The current wave of strikes, and their outcome, could not be more important. They are not, as the PM disingenuously suggested, a conflict between union bosses and ‘ordinary people’. In fact, they are the expression of frustration and anger – a ‘scream of rage’, as Brian Reade put it – at a society that has run down its public services and artificially suppressed wages for over a decade, while facilitating the enrichment of a small number of super-wealthy, highly privileged people. The dreadful unfairness of this unprecedented redistribution of wealth from the public purse to a few private individuals has gone largely unremarked by the British media, unsurprisingly, I guess, as it is, by and large, owned by members of this relatively small but all-powerful, offshore, tax-avoiding oligarchy. No surprise either that while modest requests by workers for decent pay are met with stark warnings of a wage-price inflationary spiral, the escalating billions paid out in executive salaries and shareholder dividends scarcely draw comment.

But ‘ordinary’ people aren’t stupid, irrespective of what Mr Sunak and his colleagues believe. People recognize injustice and they understand that things are getting worse. Some people are making fortunes while others struggle to meet their basic needs. They see the corruption and how the corrupt emerge scot-free. Whereas, once, disgraced politicians disappeared from public life, or dedicated themselves to public service, as John Profumo reportedly did, now they are free to launder their reputations on reality TV. People can see that power is consolidated in the wrong places, and they know that they have few cards to play – and none that can be played without pain. No-one takes industrial action lightly. It is the last resort. We need to listen to them. They deserve to be taken seriously.

For most of the twentieth century, the gap between rich and poor narrowed. In the aftermath of the Second World War, in particular, people demanded new freedoms, new rights. They expected more and saw the value in what they contributed. There was hope in some quarters that the pandemic might act as a catalyst in a similar way. Our dependence as a society on teachers, postal workers, doctors, nurses, ambulance workers, public transport workers, and so on, was laid bare. Maybe this would prompt us to reshape our society, to value differently and make fairness and equality our goals? The circumstances, however, were very different, and it already feels as though these hopes were in vain and perhaps a little naïve. Covid-19 struck in the midst of a counter-revolution, during which most of the post-war gains achieved by the working class had been successfully rolled back. In the UK, the chief agents of reaction were the Conservative Party, from Thatcher on, though New Labour, of course, also played a significant, though less purposeful, part. They have overseen the mass transfer of public assets and galloping inequality, as the rich become ever richer and the poor watched their communities stagnate, decline and die. But it wasn’t enough simply to give the rich the opportunity to enhance their fortunes.

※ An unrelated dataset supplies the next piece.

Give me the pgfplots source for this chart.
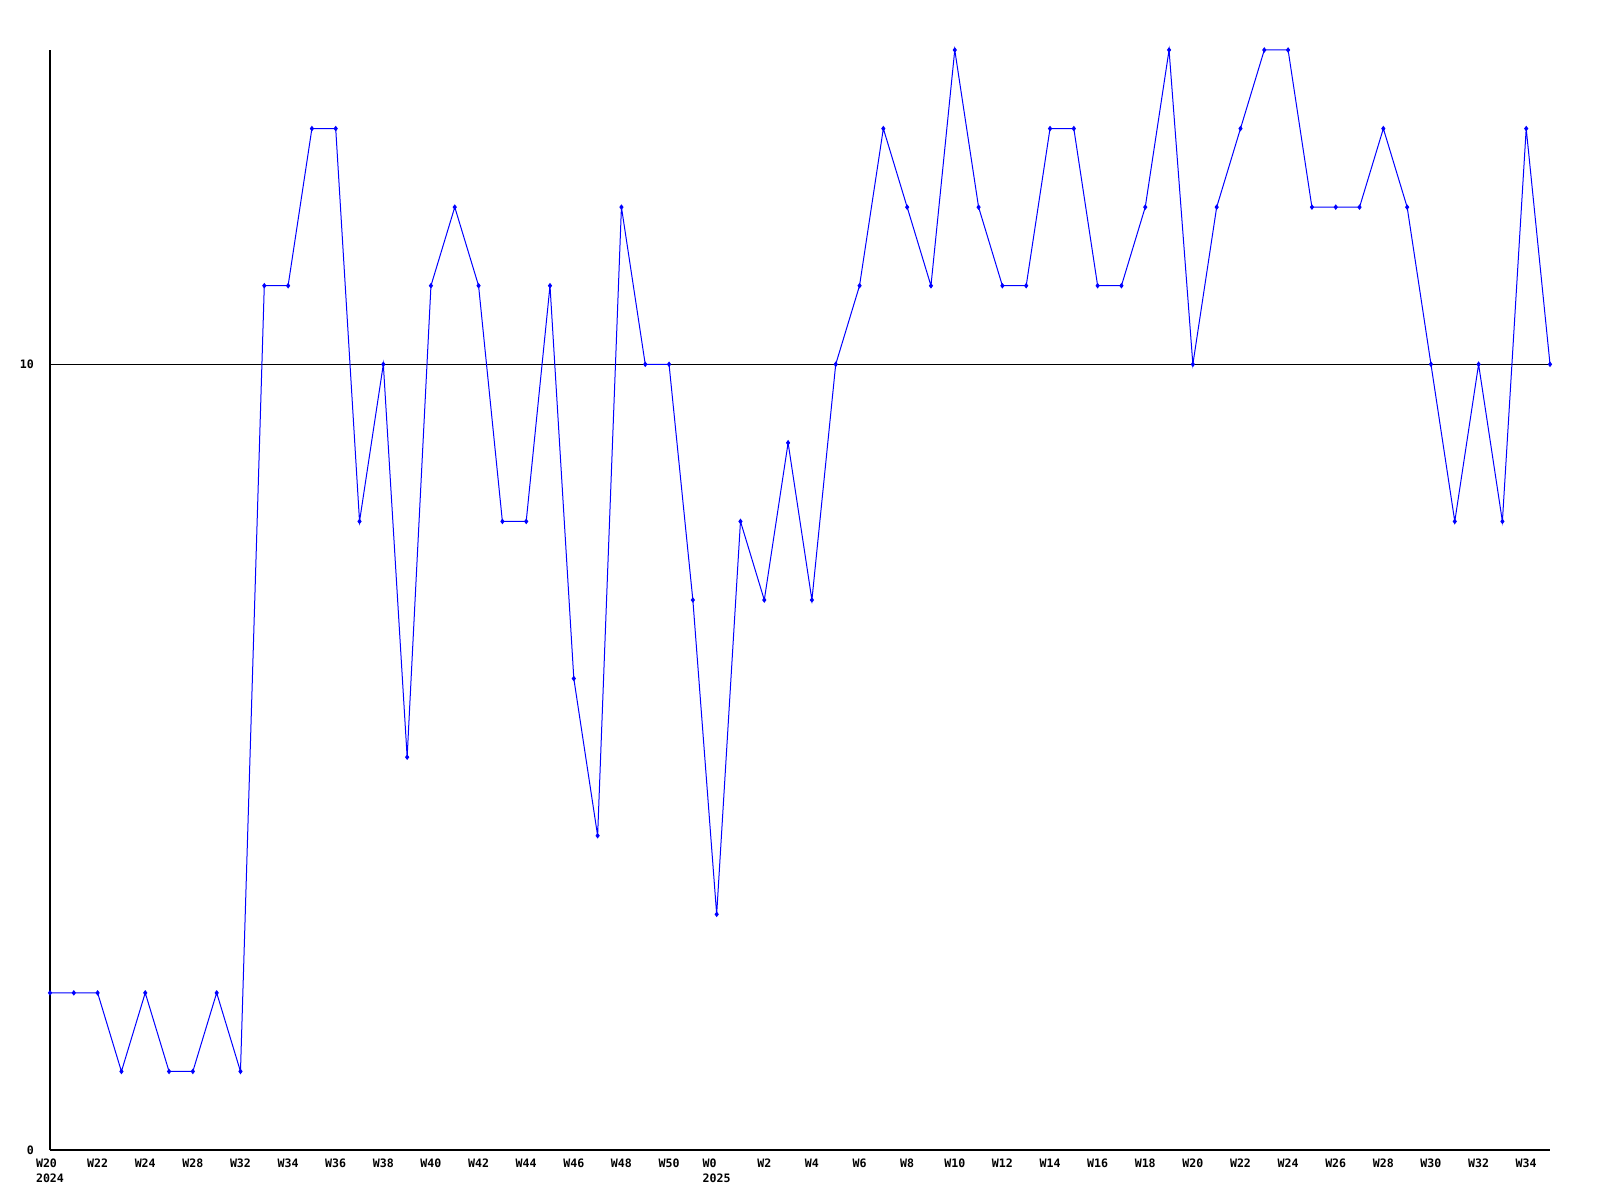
\documentclass[border=0pt]{standalone}
\usepackage{fontspec}
\setmonofont{DejaVu Sans Mono}
\usepackage{pgfplots}
\pgfplotsset{compat=1.18}
\begin{document}
\begin{tikzpicture}
\path (-25pt,-25pt) rectangle (775pt,575pt);
\begin{axis}[
  scale only axis,
  width=750pt, height=550pt,
  at={(0,0)}, anchor=origin,
  xmin=0, xmax=63, ymin=0, ymax=14,
  axis x line*=bottom, axis y line*=left,
  axis line style={line width=0.6pt, -},
  xtick={0,2,...,62},
  xticklabels={{W20\\2024},W22,W24,W28,W32,W34,W36,W38,W40,W42,W44,W46,W48,W50,{W0\\2025},W2,W4,W6,W8,W10,W12,W14,W16,W18,W20,W22,W24,W26,W28,W30,W32,W34},
  ytick={0,10},
  major tick length=0pt,
  tick label style={font=\fontsize{5.8}{7.5}\selectfont\ttfamily\bfseries},
  xticklabel style={align=left, anchor=north, yshift=-0.7pt, execute at begin node={\vphantom{W0123456789}}},
  yticklabel style={anchor=east, xshift=-4.5pt},
  /pgf/number format/assume math mode=true,
  clip=false,
]
\addplot[black, line width=0.6pt] coordinates {(0,10) (63,10)};
\addplot[blue, line width=0.5pt, mark=diamond*, mark size=1pt, mark options={solid, fill=blue}] coordinates {
(0,2) (1,2) (2,2) (3,1) (4,2) (5,1) (6,1) (7,2) (8,1) (9,11)
(10,11) (11,13) (12,13) (13,8) (14,10) (15,5) (16,11) (17,12) (18,11) (19,8)
(20,8) (21,11) (22,6) (23,4) (24,12) (25,10) (26,10) (27,7) (28,3) (29,8)
(30,7) (31,9) (32,7) (33,10) (34,11) (35,13) (36,12) (37,11) (38,14) (39,12)
(40,11) (41,11) (42,13) (43,13) (44,11) (45,11) (46,12) (47,14) (48,10) (49,12)
(50,13) (51,14) (52,14) (53,12) (54,12) (55,12) (56,13) (57,12) (58,10) (59,8)
(60,10) (61,8) (62,13) (63,10)
};
\end{axis}
\end{tikzpicture}
\end{document}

It was important too to reduce the status of everyone else, economically and socially. For decades, the UK has embraced policies that actively disadvantaged the worse off. The rewards for those prepared to dance to the oligarchs’ tune are great, and our politicians have danced merrily while working people’s lives have become progressively worse and hope of positive change has ebbed away.

This is why the current disputes matter so much. Are we content to be poor? Do we accept the hand we are dealt? Are we happy to be lied to and gaslighted, while our basic freedoms – and, in some ways the most important and basic democratic freedom, to protest – are eroded? Do we think it fair that our children’s life prospects are largely determined by the circumstances of their birth? If your answer, to any or all of these questions, is ‘no’, then you already know what is at stake. Defeat for the unions will mean a worsening of conditions, the further impoverishment of workers and our continuing descent into a kind of economic serfdom – the miserable prospect for which recent decades have  prepared us. The future looks grim indeed if we cannot summon the courage to stand up and force a change of course.